>>>
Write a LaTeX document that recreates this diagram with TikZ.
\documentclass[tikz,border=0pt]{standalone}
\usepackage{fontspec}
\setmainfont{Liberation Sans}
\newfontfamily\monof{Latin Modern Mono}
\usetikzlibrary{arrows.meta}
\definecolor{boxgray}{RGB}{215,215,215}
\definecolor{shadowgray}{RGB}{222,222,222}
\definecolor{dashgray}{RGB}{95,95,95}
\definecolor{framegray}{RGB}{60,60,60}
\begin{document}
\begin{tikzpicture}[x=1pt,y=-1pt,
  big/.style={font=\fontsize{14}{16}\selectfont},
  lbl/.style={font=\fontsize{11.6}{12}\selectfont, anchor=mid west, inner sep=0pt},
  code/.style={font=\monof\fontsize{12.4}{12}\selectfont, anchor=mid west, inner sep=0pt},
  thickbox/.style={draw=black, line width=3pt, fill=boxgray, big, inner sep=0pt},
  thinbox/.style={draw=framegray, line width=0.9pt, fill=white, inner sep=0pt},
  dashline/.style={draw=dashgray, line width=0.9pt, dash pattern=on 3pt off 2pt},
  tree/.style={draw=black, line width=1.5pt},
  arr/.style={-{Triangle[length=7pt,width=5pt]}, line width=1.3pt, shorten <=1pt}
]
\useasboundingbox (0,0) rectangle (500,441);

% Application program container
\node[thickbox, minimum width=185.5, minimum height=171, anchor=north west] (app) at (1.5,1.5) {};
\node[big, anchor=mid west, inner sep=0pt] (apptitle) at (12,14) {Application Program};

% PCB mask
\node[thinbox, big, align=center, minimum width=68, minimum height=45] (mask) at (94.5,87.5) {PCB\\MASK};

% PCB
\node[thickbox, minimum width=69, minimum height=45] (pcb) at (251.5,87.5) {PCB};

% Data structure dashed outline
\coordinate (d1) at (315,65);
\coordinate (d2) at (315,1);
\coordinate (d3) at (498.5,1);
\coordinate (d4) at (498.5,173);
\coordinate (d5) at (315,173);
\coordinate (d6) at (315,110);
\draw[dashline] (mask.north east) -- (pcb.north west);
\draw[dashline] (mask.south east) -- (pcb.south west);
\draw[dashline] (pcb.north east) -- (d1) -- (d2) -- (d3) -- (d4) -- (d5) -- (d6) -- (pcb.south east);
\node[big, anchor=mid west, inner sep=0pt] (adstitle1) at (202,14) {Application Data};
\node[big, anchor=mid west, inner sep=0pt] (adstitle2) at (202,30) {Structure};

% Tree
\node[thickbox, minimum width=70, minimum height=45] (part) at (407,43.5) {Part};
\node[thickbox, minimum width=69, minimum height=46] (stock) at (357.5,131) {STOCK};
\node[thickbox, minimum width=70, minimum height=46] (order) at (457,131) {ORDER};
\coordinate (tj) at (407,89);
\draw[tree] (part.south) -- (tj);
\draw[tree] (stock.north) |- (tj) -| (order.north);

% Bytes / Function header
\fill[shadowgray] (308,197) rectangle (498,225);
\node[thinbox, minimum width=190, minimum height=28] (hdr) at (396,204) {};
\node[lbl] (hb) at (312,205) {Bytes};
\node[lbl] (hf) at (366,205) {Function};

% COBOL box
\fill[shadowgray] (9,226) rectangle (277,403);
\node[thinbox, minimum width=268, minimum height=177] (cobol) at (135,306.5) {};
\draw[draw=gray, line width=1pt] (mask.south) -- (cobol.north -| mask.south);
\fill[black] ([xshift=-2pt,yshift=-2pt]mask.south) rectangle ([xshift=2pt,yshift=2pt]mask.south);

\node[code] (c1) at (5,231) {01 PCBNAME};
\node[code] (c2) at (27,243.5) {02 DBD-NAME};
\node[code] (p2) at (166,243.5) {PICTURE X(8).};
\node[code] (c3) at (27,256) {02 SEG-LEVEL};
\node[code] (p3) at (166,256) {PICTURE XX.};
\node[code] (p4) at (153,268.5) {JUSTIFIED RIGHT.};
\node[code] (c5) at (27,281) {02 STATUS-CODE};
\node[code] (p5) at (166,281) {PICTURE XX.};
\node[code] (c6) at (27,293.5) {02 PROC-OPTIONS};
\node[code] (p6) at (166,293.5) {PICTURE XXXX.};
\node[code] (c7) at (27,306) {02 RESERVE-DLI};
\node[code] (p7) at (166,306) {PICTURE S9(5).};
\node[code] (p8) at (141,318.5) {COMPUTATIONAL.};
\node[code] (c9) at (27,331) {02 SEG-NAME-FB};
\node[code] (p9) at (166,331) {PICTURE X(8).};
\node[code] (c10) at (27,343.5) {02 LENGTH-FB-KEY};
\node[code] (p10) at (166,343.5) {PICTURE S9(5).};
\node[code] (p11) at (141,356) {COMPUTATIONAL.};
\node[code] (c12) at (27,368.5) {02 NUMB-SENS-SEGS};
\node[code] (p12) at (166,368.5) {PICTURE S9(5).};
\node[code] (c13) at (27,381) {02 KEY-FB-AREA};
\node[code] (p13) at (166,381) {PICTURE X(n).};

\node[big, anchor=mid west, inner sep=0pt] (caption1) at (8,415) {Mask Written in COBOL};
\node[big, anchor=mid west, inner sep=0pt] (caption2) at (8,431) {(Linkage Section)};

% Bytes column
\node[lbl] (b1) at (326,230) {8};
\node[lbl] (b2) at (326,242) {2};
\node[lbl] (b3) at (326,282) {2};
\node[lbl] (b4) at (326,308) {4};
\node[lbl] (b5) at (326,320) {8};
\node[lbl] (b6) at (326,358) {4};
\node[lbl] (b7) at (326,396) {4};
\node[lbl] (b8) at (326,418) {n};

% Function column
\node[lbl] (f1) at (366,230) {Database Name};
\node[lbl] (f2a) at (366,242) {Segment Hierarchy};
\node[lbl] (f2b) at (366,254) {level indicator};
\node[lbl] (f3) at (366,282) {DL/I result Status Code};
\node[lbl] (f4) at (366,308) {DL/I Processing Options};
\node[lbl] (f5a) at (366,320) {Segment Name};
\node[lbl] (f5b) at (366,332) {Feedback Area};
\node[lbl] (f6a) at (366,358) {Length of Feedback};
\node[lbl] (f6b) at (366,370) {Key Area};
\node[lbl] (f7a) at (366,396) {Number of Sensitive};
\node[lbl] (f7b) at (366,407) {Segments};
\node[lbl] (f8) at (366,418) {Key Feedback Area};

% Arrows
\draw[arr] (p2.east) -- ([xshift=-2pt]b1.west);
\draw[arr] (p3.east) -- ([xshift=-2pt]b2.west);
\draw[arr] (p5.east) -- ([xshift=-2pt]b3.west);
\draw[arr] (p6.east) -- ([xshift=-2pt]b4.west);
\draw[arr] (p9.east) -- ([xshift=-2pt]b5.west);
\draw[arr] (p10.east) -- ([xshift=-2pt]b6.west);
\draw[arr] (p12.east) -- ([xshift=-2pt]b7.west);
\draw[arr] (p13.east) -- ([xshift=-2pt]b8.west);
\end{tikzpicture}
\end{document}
<<<
Your goal>
Set down, exactly as written, each line of the data from its opening line through the one containing "width=69, minimum height=45]". Output nothing more.

Output>
Write a LaTeX document that recreates this diagram with TikZ.
\documentclass[tikz,border=0pt]{standalone}
\usepackage{fontspec}
\setmainfont{Liberation Sans}
\newfontfamily\monof{Latin Modern Mono}
\usetikzlibrary{arrows.meta}
\definecolor{boxgray}{RGB}{215,215,215}
\definecolor{shadowgray}{RGB}{222,222,222}
\definecolor{dashgray}{RGB}{95,95,95}
\definecolor{framegray}{RGB}{60,60,60}
\begin{document}
\begin{tikzpicture}[x=1pt,y=-1pt,
  big/.style={font=\fontsize{14}{16}\selectfont},
  lbl/.style={font=\fontsize{11.6}{12}\selectfont, anchor=mid west, inner sep=0pt},
  code/.style={font=\monof\fontsize{12.4}{12}\selectfont, anchor=mid west, inner sep=0pt},
  thickbox/.style={draw=black, line width=3pt, fill=boxgray, big, inner sep=0pt},
  thinbox/.style={draw=framegray, line width=0.9pt, fill=white, inner sep=0pt},
  dashline/.style={draw=dashgray, line width=0.9pt, dash pattern=on 3pt off 2pt},
  tree/.style={draw=black, line width=1.5pt},
  arr/.style={-{Triangle[length=7pt,width=5pt]}, line width=1.3pt, shorten <=1pt}
]
\useasboundingbox (0,0) rectangle (500,441);

% Application program container
\node[thickbox, minimum width=185.5, minimum height=171, anchor=north west] (app) at (1.5,1.5) {};
\node[big, anchor=mid west, inner sep=0pt] (apptitle) at (12,14) {Application Program};

% PCB mask
\node[thinbox, big, align=center, minimum width=68, minimum height=45] (mask) at (94.5,87.5) {PCB\\MASK};

% PCB
\node[thickbox, minimum width=69, minimum height=45] (pcb) at (251.5,87.5) {PCB};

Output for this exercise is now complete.